Thüringer Allgemeine (Eichsfeld)
Gespräche mit Zeitzeugen in Heimatorten sind wichtig
Eichsfelder Ortschronisten begaben sich nach Konferenz in Niederorschel auf den „Weg der Erinnerungen“
Niederorschel. Gras wächst über ein nicht mehr genutztes Gleis am Bahnhof Niederorschel. Doch niemals, das unterstrichen Hans Dannoritzer, der ehemalige Bürgermeister, und Ortschronist Wolfgang Große am Sonnabend, dürfe das symbolische Gras über die historischen Ereignisse während des Zweiten Weltkrieges in ihrem Ort wachsen. Wolfgang Große ist Autor des Buches „Aus dem Umkreis der Kamine – Überlebende eines Kz-außenkommandos berichten“. Eingeladen hatten sie die Teilnehmer an der in Niederorschel stattfindenden Eichsfelder Ortschronistenkonferenz, zum Abschluss der Tagung mit ihnen den „Weg der Erinnerungen“zu gehen.
Er beginnt am Bahnhof, wo ab 1944 Kz-häftlinge, eingepfercht in Viehwaggons, eintrafen. Zur Arbeit in einem Werk des Dessauer Flugzeugherstellers Junkers, der mit Genehmigung des Reichsluftfahrtministeriums einen Teil der Produktion nach Niederorschel verlagert hatte. Der Weg endete am Gedenkstein für die Opfer, in der Nähe des heutigen Parkplatzes am Netto-markt. Am Ziel legten Peter Anhalt, Vorsitzender des Vereins für Eichsfeldische Heimatkunde, und Wolfgang Große ein Gebinde nieder. Notwendig sei es, sich auch mit einem solchen Thema der Vergangenheit auseinanderzusetzen, hatte Bürgermeister Ingo Michalewski im Rathaus unterstrichen.
Anne Hey, Leiterin des Heiligenstädter Stadtarchivs, sieht in der jährlich vom Verein für Eichsfeldische Heimatkunde organisierten Tagung eine hervorragende Möglichkeit, die ehrenamtlich tätigen Chronisten mit dem notwendigen Handwerkszeug auszurüsten.
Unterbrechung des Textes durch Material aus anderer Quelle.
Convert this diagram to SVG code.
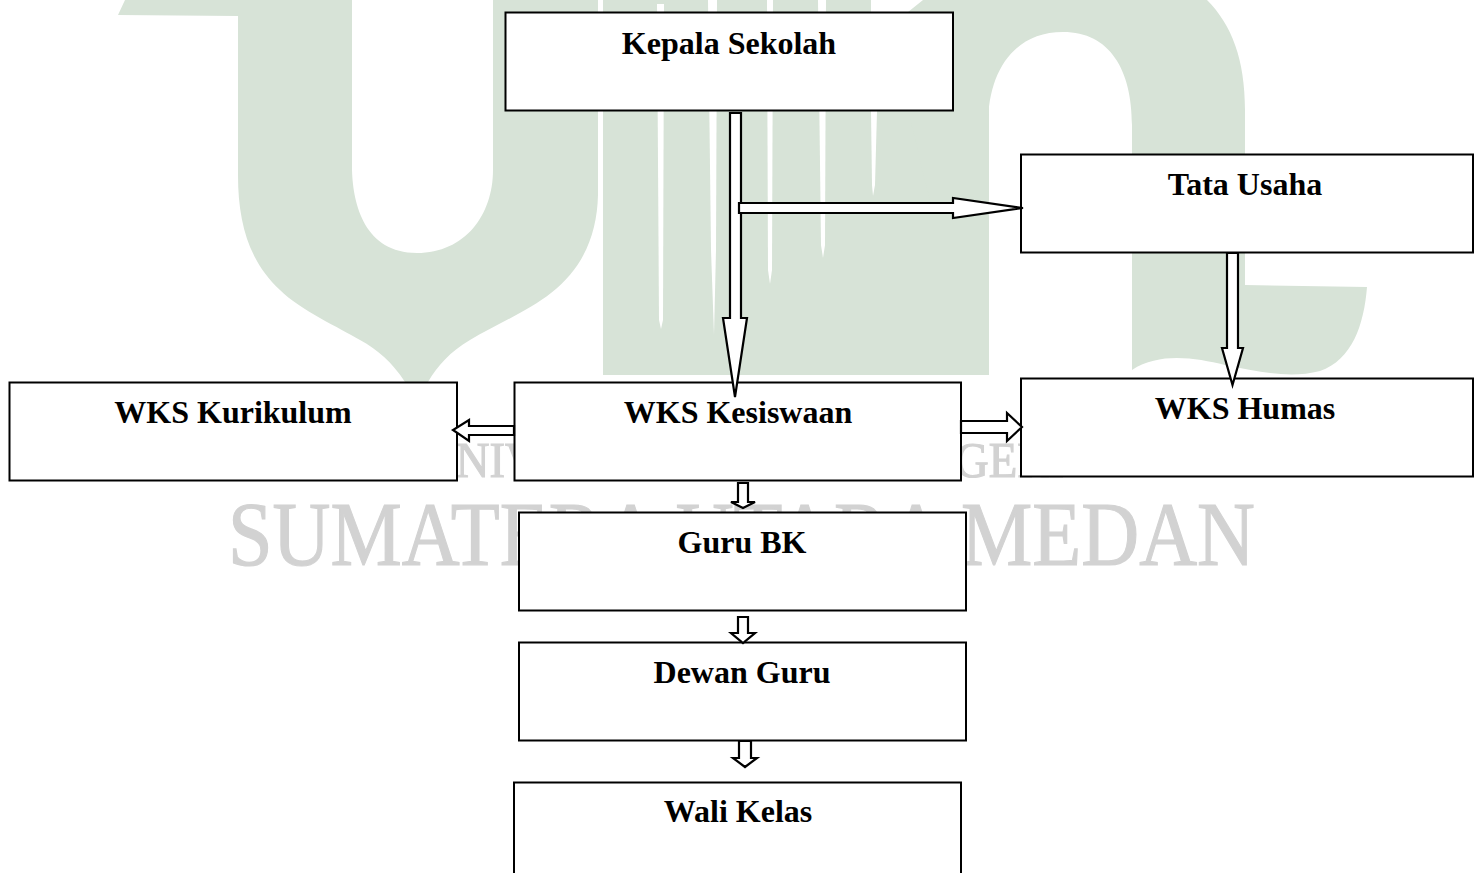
<svg xmlns="http://www.w3.org/2000/svg" width="1475" height="873" viewBox="0 0 1475 873">
  <style>
    .wm { fill: #d7e3d7; stroke: none; }
    .slit { fill: #ffffff; stroke: none; }
    .wt { fill: #d2d2d2; stroke: #d2d2d2; stroke-width: 1.2; font-family: "Liberation Serif", "Times New Roman", serif; }
    .box { fill: #ffffff; stroke: #000000; stroke-width: 2; }
    .label { fill: #000000; font-family: "Liberation Serif", "Times New Roman", serif; font-size: 32px; font-weight: bold; text-anchor: middle; }
    .arrow { fill: #ffffff; stroke: #000000; stroke-width: 2.2; stroke-linejoin: miter; }
  </style>
  <rect width="1475" height="873" fill="#ffffff"/>
  <g id="watermark">
    <path class="wm" d="M125 0 L352 0 L352 170 C353 205 365 253 417 253 C465 253 493 215 493 170 L493 0 L598 0 L598 195 C597 235 583 268 551 293 C530 310 495 325 470 340 C450 352 438 365 428 382 L405 382 C392 362 378 350 360 340 C340 328 300 310 280 290 C250 262 238 225 238 175 L238 16 L118 15 Z"/>
    <rect class="wm" x="603" y="0" width="268" height="375"/>
    <rect class="wm" x="871" y="12" width="118" height="363"/>
    <path class="wm" d="M908 12 L923 0 L1207 0 C1232 25 1245 60 1245 110 L1245 285 L1367 287 C1364 325 1352 360 1320 371 C1290 379 1260 372 1225 365 C1195 358 1160 352 1132 370 L1132 125 C1132 70 1110 32 1063 32 C1015 32 988 70 988 125 L988 200 L930 200 L908 111 Z"/>
    <polygon class="slit" points="657,4 664,4 663,320 661,329 659,320"/>
    <polygon class="slit" points="708,0 717,0 716,250 714,335 711,250"/>
    <polygon class="slit" points="767,0 773,0 772,270 770,284 768,270"/>
    <polygon class="slit" points="818,0 826,0 825,245 823,258 821,245"/>
    <polygon class="slit" points="871,111 877,111 875,185 873,196 872,185"/>
    <text class="wt" x="422" y="477" font-size="50" textLength="642" lengthAdjust="spacingAndGlyphs">UNIVERSITAS ISLAM NEGERI</text>
    <text class="wt" x="228" y="565" font-size="91" textLength="1027" lengthAdjust="spacingAndGlyphs">SUMATERA UTARA MEDAN</text>
  </g>
  <g id="node-kepala-sekolah">
    <rect class="box" x="505.500" y="12.500" width="447.500" height="98"/>
    <text class="label" x="729" y="54">Kepala Sekolah</text>
  </g>
  <g id="node-tata-usaha">
    <rect class="box" x="1021" y="154.500" width="452" height="98"/>
    <text class="label" x="1245" y="195">Tata Usaha</text>
  </g>
  <g id="node-wks-kurikulum">
    <rect class="box" x="9.500" y="382.500" width="447.500" height="98"/>
    <text class="label" x="233" y="423">WKS Kurikulum</text>
  </g>
  <g id="node-wks-kesiswaan">
    <rect class="box" x="514.500" y="382.500" width="446.500" height="98"/>
    <text class="label" x="738" y="423">WKS Kesiswaan</text>
  </g>
  <g id="node-wks-humas">
    <rect class="box" x="1021" y="378.500" width="452" height="98"/>
    <text class="label" x="1245" y="419">WKS Humas</text>
  </g>
  <g id="node-guru-bk">
    <rect class="box" x="519" y="512.500" width="447" height="98"/>
    <text class="label" x="742" y="553">Guru BK</text>
  </g>
  <g id="node-dewan-guru">
    <rect class="box" x="519" y="642.500" width="447" height="98"/>
    <text class="label" x="742" y="683">Dewan Guru</text>
  </g>
  <g id="node-wali-kelas">
    <rect class="box" x="514" y="782.500" width="447" height="110"/>
    <text class="label" x="738" y="822">Wali Kelas</text>
  </g>
  <g id="connectors">
    <polygon class="arrow" points="730,113 741,113 741,318 747,318 735,397 723,318 730,318"/>
    <polygon class="arrow" points="739,203 953,203 953,198 1023,208 953,218 953,213 739,213"/>
    <polygon class="arrow" points="1227,253 1238,253 1238,348 1243,348 1232.500,385 1222,348 1227,348"/>
    <polygon class="arrow" points="514,426 469,426 469,420 453,430 469,441 469,435 514,435"/>
    <polygon class="arrow" points="961,421 1007,421 1007,413 1022,427 1007,441 1007,433 961,433"/>
    <polygon class="arrow" points="738,483 748,483 748,502 755,502 743,508 731,502 738,502"/>
    <polygon class="arrow" points="738,617 748,617 748,633 755,633 743,643 731,633 738,633"/>
    <polygon class="arrow" points="739,741 751,741 751,758 757,758 745,767 733,758 739,758"/>
  </g>
</svg>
Dem Tagungsthema „Kirche im Nationalsozialismus – Die katholische (Volks-) Kirche im Eichsfeld“widmete sich Torsten W. Müller, Leiter des Eichsfelder Heimatmuseums, wobei er betonte, „d i e katholische Kirche“ gäbe es nicht. Die Aufgabe der Konferenz sieht er darin, Grundlagen für die Forschung in den Gemeinden zu legen. Zum umfangreichen Material aus seinen Forschungsergebnissen gehört ein Zitat aus dem „Lagebericht der Staatspolizeistelle Erfurt für Juli 1934“: „Besonders auf dem rein katholischen Eichsfeld steht die Bevölkerung zum allergrößten Teil dem nationalsozialistischen Staate völlig ablehnend gegenüber.“Die Ablehnung hatte viele Gesichter, äußerte sich im Nationalsozialismus in verschiedenen Abstufungen: beginnend mit Unangepasstheit, wie dem Grüßen mit „Guten Tag“, über Opposition wie dem Hören von „Feindsendern“bis zum Widerstand.
Zum „Aufbau der Hitlerjugend (HJ) im Eichsfeld von 1931 bis 1936“sprach Studienrat Mathias Degenhardt. Sonnenwendfeiern, Sportfeste, Sommerlager, jugendliches Auflehnen gegen ein „spießiges Elternhaus“, Karrierewünsche konnten Beweggründe für eine Hjmitgliedschaft sein, wohingegen Eltern und Geistliche anführten, dies schade dem „Seelenheil und der katholischen Familientradition“. Die Diskussion zeigte deutlich: Für die Aufarbeitung dieses Abschnittes der Geschichte ist es gut, überregionale Quellen zu kennen, so Bücher oder in Archiven aufbewahrte deutschlandweit erschienene Zeitungen. Doch ist jetzt die Zeit zu nutzen, mit Menschen im eigenen Dorf zu sprechen, die sich noch an selbst Erlebtes erinnern. Auch bedeutet Chronistentätigkeit eine interessante Aufgabe für junge Leute, nicht etwa überwiegend für Ruheständler.